「真正性」で十分な価値 旧富岡製糸場を視察 元ユネスコ日本政府代表部特命全権大使 近藤 誠一さん
- 掲載日
- 2010/02/13
「繰糸場が特に強い印象を受けた」と語る近藤さん
6日に前橋市で開かれた「シルクカントリー群馬2010国際シンポジウム」に伴い、来県した国内外の専門家4人が旧官営富岡製糸場を初めて視察、当時の建物がそのまま残っている点を高く評価した。視察メンバーの一人で、国連教育科学文化機関(ユネスコ)日本政府代表部特命全権大使を務めた駐デンマーク大使、近藤誠一さん(63)に具体的な評価を聞いた。
―実際に見た富岡製糸場はどうだったか。
これまで写真で見るだけだったが、予想以上に大きかった。サイズ、建物の雰囲気、(世界遺産登録の条件である)「真正性」の面で十分な価値があると感じた。特に強い印象を受けたのが繰糸場。明治、大正と時代に応じて生産工程を変えていた歴史が見て取れた。
―世界遺産登録を目指すにあたり、実物を見てもらうことの重要性は。
今回のシンポジウムのように、国内外の専門家になるべくたくさん見てもらって徹底的に議論することが大事だ。相互の理解を深めれば、登録審査の際に書類や写真で判断する世界遺産委員会の委員から、現場を見たのに近い評価をもらえる方向に近づくと思う。

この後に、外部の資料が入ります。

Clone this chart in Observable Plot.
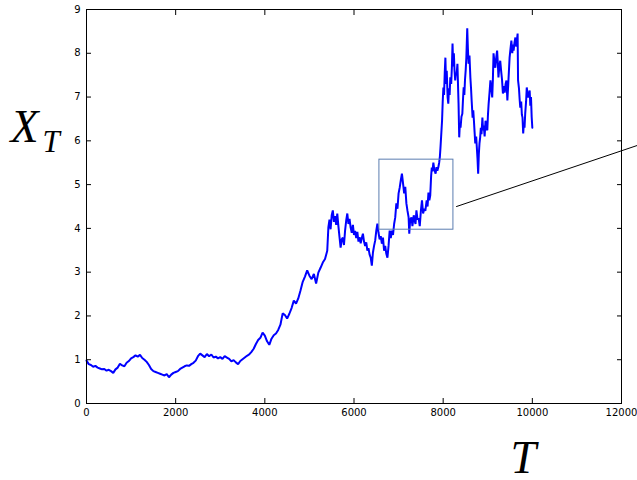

―自身が審議を経験した石見銀山(2007年に世界遺産登録)は「緑の鉱山」という強力なメッセージで逆転登録を勝ち取った。本県の絹産業遺産群も環境の側面からアピールできるか。
通常、産業の発展は自然破壊を伴うと考えられてきた。絹産業が急速な近代化を招き、かつ環境に優しい産業であった証明ができればプラスになる。ただ、石見と違うのは「いい材料の一つ」ということだ。
―デンマークは世界遺産の数自体は少ない(4件)が、日本が学べる点はあるか。
首都のコペンハーゲンには穀物取引所や教会だった古い建物と最先端のビルが区域を分けて共存している。デンマーク人は歴史を愛する心と、北欧ならではのデザイン性の両方を大切にしていると感じる。